In the case of a partnership, S corporation, estate, trust, or association of apartment owners, the tax credit allowable is for construction or remodeling costs incurred by the entity for the taxable year. The cost upon which the tax credit is computed shall be determined at the entity level. Distribution and share of credit shall be determined pursuant to section 235-110.7(a).

If a deduction is taken under section 179 (with respect to election to expense depreciable business assets) of the Internal Revenue Code, no tax credit shall be allowed for that portion of the construction or remodeling cost for which the deduction is taken.

The basis of eligible property for depreciation or accelerated cost recovery system purposes for state income taxes shall be reduced by the amount of credit allowable and claimed.

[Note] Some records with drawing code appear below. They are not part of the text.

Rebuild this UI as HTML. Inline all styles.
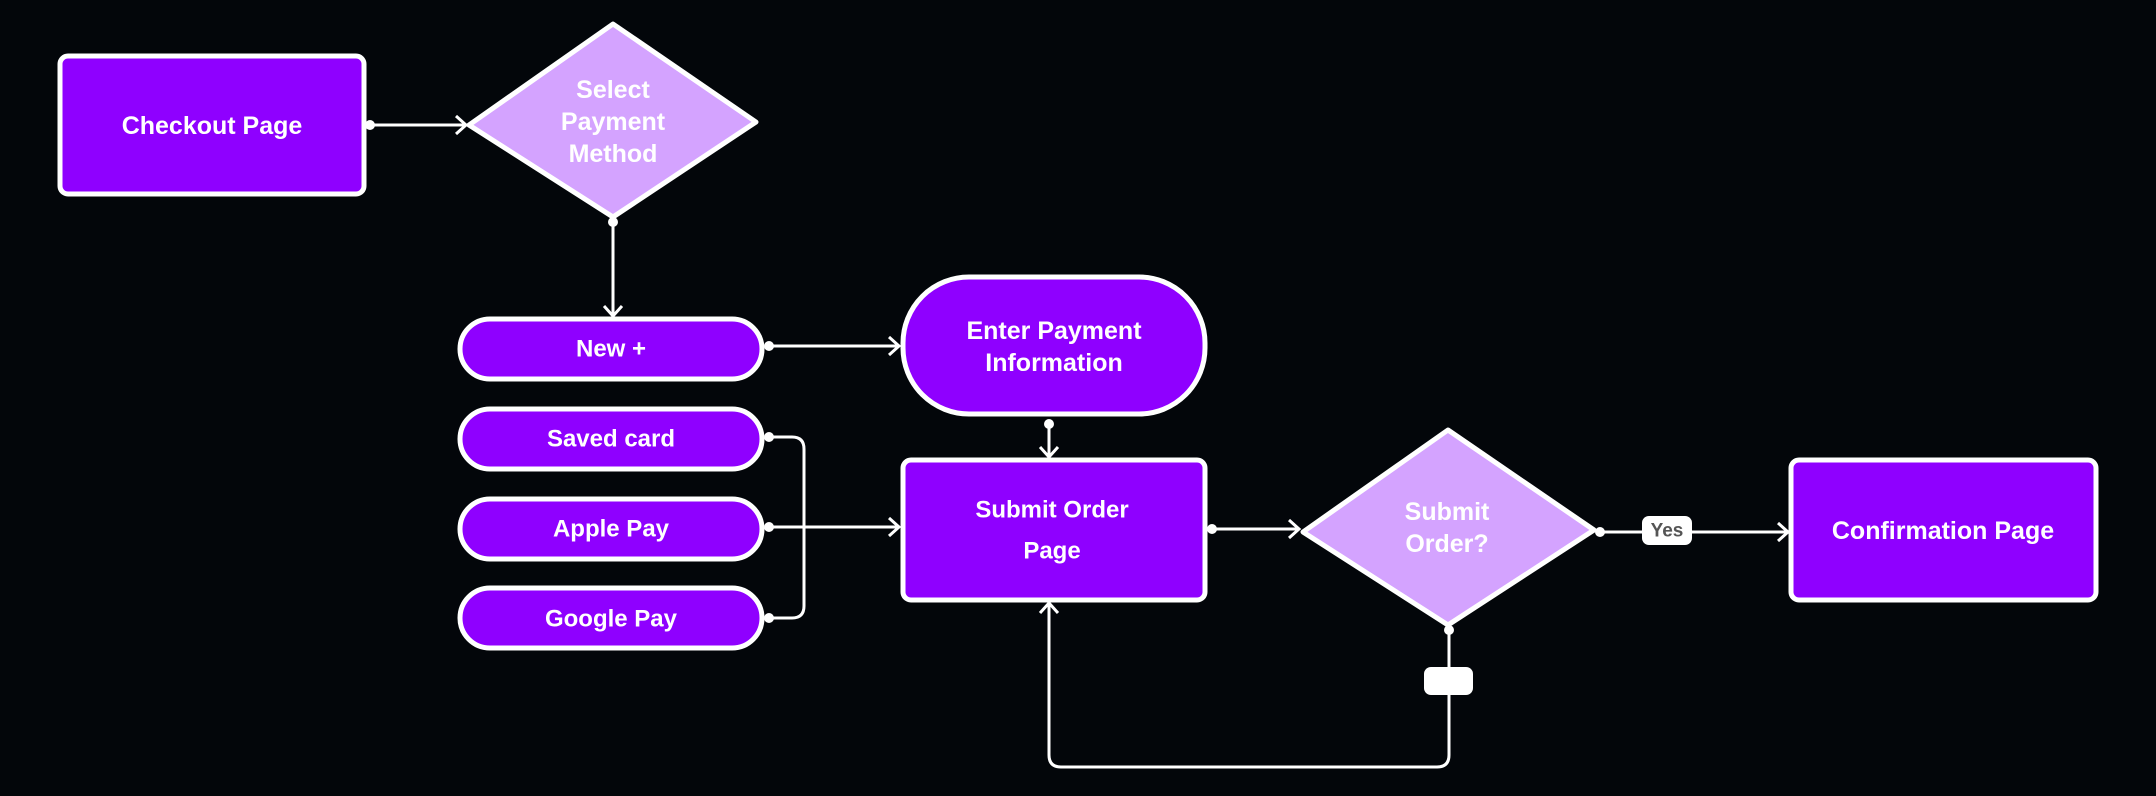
<!DOCTYPE html>
<html><head><meta charset="utf-8"><style>
html,body{margin:0;padding:0;background:#03060a;}
svg{display:block}
text{font-family:"Liberation Sans",sans-serif;font-weight:bold;fill:#fff;text-anchor:middle;dominant-baseline:central}
</style></head><body>
<svg width="2156" height="796" viewBox="0 0 2156 796" xmlns="http://www.w3.org/2000/svg">
<rect width="2156" height="796" fill="#03060a"/>
<g stroke="#fff" stroke-width="3" fill="none">
<!-- checkout -> select -->
<line x1="368" y1="125" x2="466" y2="125"/><polyline points="456,116 466,125 456,134"/>
<!-- select -> new -->
<line x1="613" y1="222" x2="613" y2="316"/><polyline points="604,306 613,316 622,306"/>
<!-- new -> enter -->
<line x1="769" y1="346" x2="899" y2="346"/><polyline points="889,337 899,346 889,355"/>
<!-- enter -> submit page -->
<line x1="1049" y1="424" x2="1049" y2="457"/><polyline points="1040,447 1049,457 1058,447"/>
<!-- saved/apple/google -> submit page -->
<path d="M769,437 H792 Q804,437 804,449 V606 Q804,618 792,618 H769"/>
<line x1="769" y1="527" x2="899" y2="527"/><polyline points="889,518 899,527 889,536"/>
<!-- submit page -> diamond -->
<line x1="1212" y1="529" x2="1299" y2="529"/><polyline points="1289,520 1299,529 1289,538"/>
<!-- diamond -> confirmation -->
<line x1="1600" y1="532" x2="1788" y2="532"/><polyline points="1778,523 1788,532 1778,541"/>
<!-- loop -->
<path d="M1449,630 V755 Q1449,767 1437,767 H1061 Q1049,767 1049,755 V603"/>
<polyline points="1040,613 1049,603 1058,613"/>
</g>
<g fill="#fff">
<circle cx="370" cy="125" r="5"/><circle cx="613" cy="222" r="5"/><circle cx="769" cy="346" r="5"/>
<circle cx="1049" cy="424" r="5"/><circle cx="769" cy="437" r="5"/><circle cx="769" cy="527" r="5"/>
<circle cx="769" cy="618" r="5"/><circle cx="1212" cy="529" r="5"/><circle cx="1600" cy="532" r="5"/>
<circle cx="1449" cy="630" r="5"/>
</g>
<g stroke="#fff" stroke-width="5" fill="#8f00ff">
<rect x="60" y="56" width="304" height="138" rx="8"/>
<rect x="460" y="319" width="302" height="60" rx="30"/>
<rect x="460" y="409" width="302" height="60" rx="30"/>
<rect x="460" y="499" width="302" height="60" rx="30"/>
<rect x="460" y="588" width="302" height="60" rx="30"/>
<rect x="903" y="277" width="302" height="137" rx="66"/>
<rect x="903" y="460" width="302" height="140" rx="8"/>
<rect x="1791" y="460" width="305" height="140" rx="8"/>
</g>
<g stroke="#fff" stroke-width="5" fill="#d4a3ff" stroke-linejoin="round">
<polygon points="613,24 756,122 613,217 469,125"/>
<polygon points="1448,430 1594,530 1448,625 1303,532"/>
</g>
<rect x="1642" y="516" width="50" height="29" rx="7" fill="#fff"/>
<text x="1667" y="531" style="fill:#555;font-size:19px">Yes</text>
<rect x="1424" y="667" width="49" height="28" rx="7" fill="#fff"/>
<text x="212" y="126" font-size="25">Checkout Page</text>
<text x="613" y="90" font-size="25">Select</text>
<text x="613" y="122" font-size="25">Payment</text>
<text x="613" y="154" font-size="25">Method</text>
<text x="611" y="349" font-size="24">New +</text>
<text x="611" y="439" font-size="24">Saved card</text>
<text x="611" y="529" font-size="24">Apple Pay</text>
<text x="611" y="619" font-size="24">Google Pay</text>
<text x="1054" y="331" font-size="25">Enter Payment</text>
<text x="1054" y="363" font-size="25">Information</text>
<text x="1052" y="510" font-size="24">Submit Order</text>
<text x="1052" y="551" font-size="24">Page</text>
<text x="1447" y="512" font-size="25">Submit</text>
<text x="1447" y="544" font-size="25">Order?</text>
<text x="1943" y="531" font-size="25">Confirmation Page</text>
</svg>
</body></html>
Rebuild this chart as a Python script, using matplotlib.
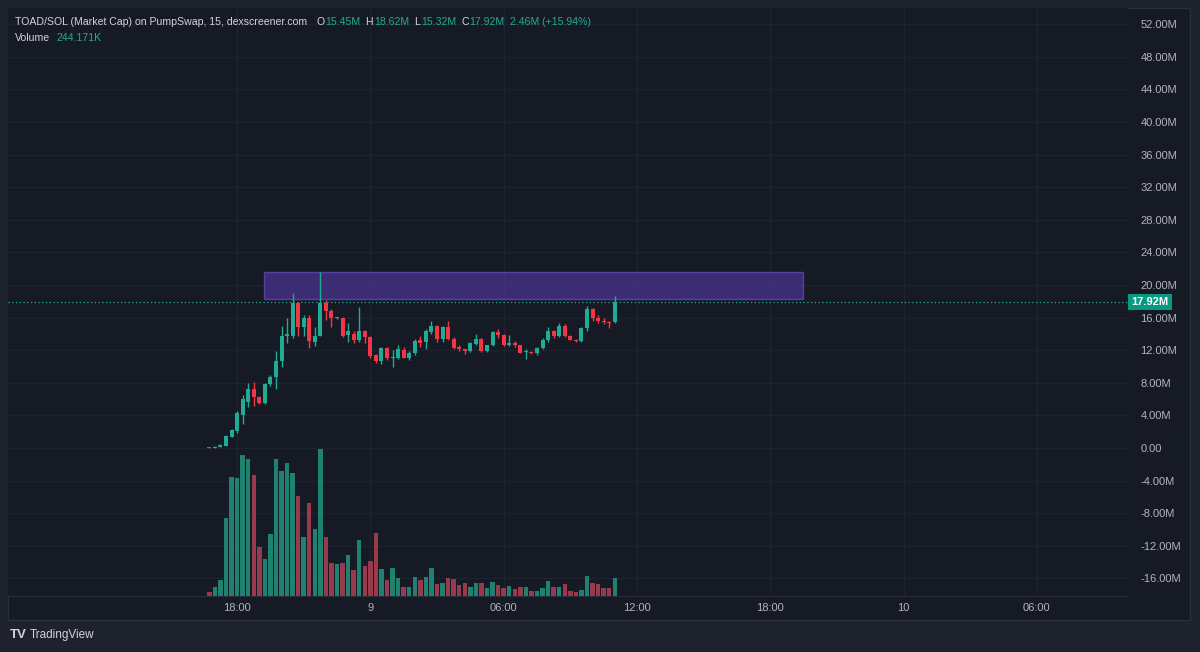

In the alternative, the taxpayer shall treat the amount of the credit allowable and claimed as a taxable income item for the taxable year in which it is properly recognized under the method of accounting used to compute taxable income."

(2) By amending subsection (e) to read as follows:

"(e) The tax credit allowed under this section shall be available for taxable years beginning after December 31, 2000, and shall not be available for taxable years beginning after December 31, [2003.] 2005; provided that the costs are incurred on or after October 1, 2001."

(3) By amending the definition of "Construction or remodeling cost" in subsection (g) to read as follows:

"'Construction or remodeling cost' means any cost incurred on or after [December 31, 2000,] October 1, 2001, for plans, design, construction, and equipment, which is not removable without resulting in substantial damage to the structure, related to new construction, alterations, or modifications to a residential unit, including the home and appurtenant structures, located on residential real property[.], and shall not include, any costs for which another credit was claimed under this chapter."

SECTION 3. Statutory material to be repealed is bracketed and stricken. New statutory material is underscored.

SECTION 4. This Act shall take effect upon approval and shall apply to taxable years beginning with the taxable year in which October 1, 2001, occurs, but not to taxable years beginning after December 31, 2005.